Chemical looping as a reactor concept for the oxidative coupling of methane over the MnxOy-Na2WO4/SiO2 catalyst, benefits and limitation

The chemical looping concept (CLC) has been implemented to suppress the formation of COx in an oxidative coupling of methane (OCM) reactor under a wide range of conditions. In comparison to the normal co-feeding strategy, this technique resulted in an enhanced C-2 selectivity at the same methane conversions. Nevertheless, the obtained yield never exceeded 25% which is still lower than the minimum value needed for industrializing OCM. The CLC was applied in mechanistic studies to investigate the consecutive reaction of the main products of OCM, i.e. ethane and ethene.
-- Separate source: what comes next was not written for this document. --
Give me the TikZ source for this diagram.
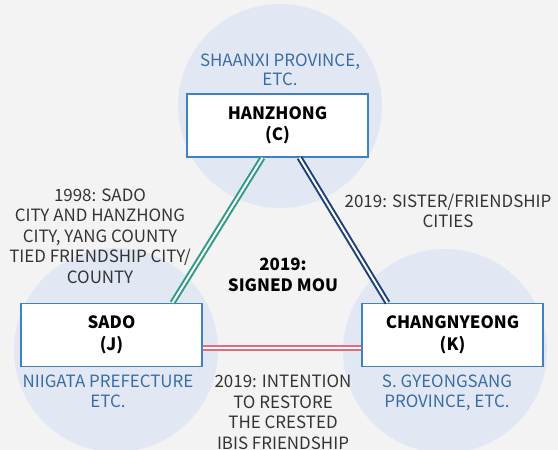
\documentclass[tikz,border=0pt]{standalone}
\usepackage{fontspec}
\setmainfont{Noto Sans CJK KR}
\begin{document}
\begin{tikzpicture}[x=1bp,y=-1bp,
  citybox/.style={draw=boxblue,line width=1.4bp,fill=white,minimum width=181bp,minimum height=63bp,align=center,font=\fontsize{17}{21.5}\selectfont\bfseries,text=black},
  areatext/.style={align=center,font=\fontsize{17}{20}\selectfont,text=areablue,anchor=base},
  note/.style={align=center,font=\fontsize{17}{20.5}\selectfont,text=notegray,anchor=base},
  link/.style={line width=2bp,double=white,double distance=2bp},
]
\definecolor{bg}{HTML}{F3F3F3}
\definecolor{regionfill}{HTML}{E1E8F4}
\definecolor{boxblue}{HTML}{3F82C4}
\definecolor{areablue}{HTML}{3A6CA4}
\definecolor{notegray}{HTML}{333333}
\definecolor{linkgreen}{HTML}{2E9A84}
\definecolor{linkblue}{HTML}{1C3F78}
\definecolor{linkred}{HTML}{E8687C}

\useasboundingbox (0,0) rectangle (558,450);
\clip (0,0) rectangle (558,450);
\fill[bg] (0,0) rectangle (558,450);

% regions behind each city
\fill[regionfill] (280,106) circle (102);
\fill[regionfill] (116,350) circle (102);
\fill[regionfill] (445,351) circle (102);

% city boxes
\node[citybox] (c) at (277.5,125.5) {HANZHONG\\(C)};
\node[citybox] (j) at (111.5,335) {SADO\\(J)};
\node[citybox] (k) at (452.5,335) {CHANGNYEONG\\(K)};

% links
\draw[link,linkgreen] ([xshift=-15bp]c.south) -- ([xshift=61bp]j.north);
\draw[link,linkblue] ([xshift=22bp]c.south) -- ([xshift=-65bp]k.north);
\draw[link,linkred] ([yshift=-12.5bp]j.east) -- ([yshift=-12.5bp]k.west);

% region names (positioned at the baseline of the last line)
\node[areatext] (ca) at (280,86) {SHAANXI PROVINCE,\\ETC.};
\node[areatext] (ja) at (108,407) {NIIGATA PREFECTURE\\ETC.};
\node[areatext] (ka) at (447,407) {S. GYEONGSANG\\PROVINCE, ETC.};

% link notes
\node[note] (n1) at (100,283) {1998: SADO\\CITY AND HANZHONG\\CITY, YANG COUNTY\\TIED FRIENDSHIP CITY/\\COUNTY};
\node[note] (n2) at (448,228) {2019: SISTER/FRIENDSHIP\\CITIES};
\node[note] (n3) at (283,449) {2019: INTENTION\\TO RESTORE\\THE CRESTED\\IBIS FRIENDSHIP};
\node[note,font=\fontsize{17}{21}\selectfont\bfseries,text=black] (n4) at (283,291) {2019:\\SIGNED MOU};
\end{tikzpicture}
\end{document}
The performance of the reaction of C-2 components at 750 degrees C in the chemical looping reactor was compared with that obtained in the co-feeding experiments. The effect of the surface adsorbed oxygen species on the reaction of both ethane and ethene was investigated. The results of these experiments reveal that some of the mechanistic assumptions about the OCM reaction are not compatible with the nature of MnxOy-Na2WO4/SiO2, one of the most stable and best performing catalysts known for this reaction. The yield limitation is shown to be inherent to the catalyst. However, this limitation should be solvable through the modified process concept aiming at the production of ethane in a separated first step.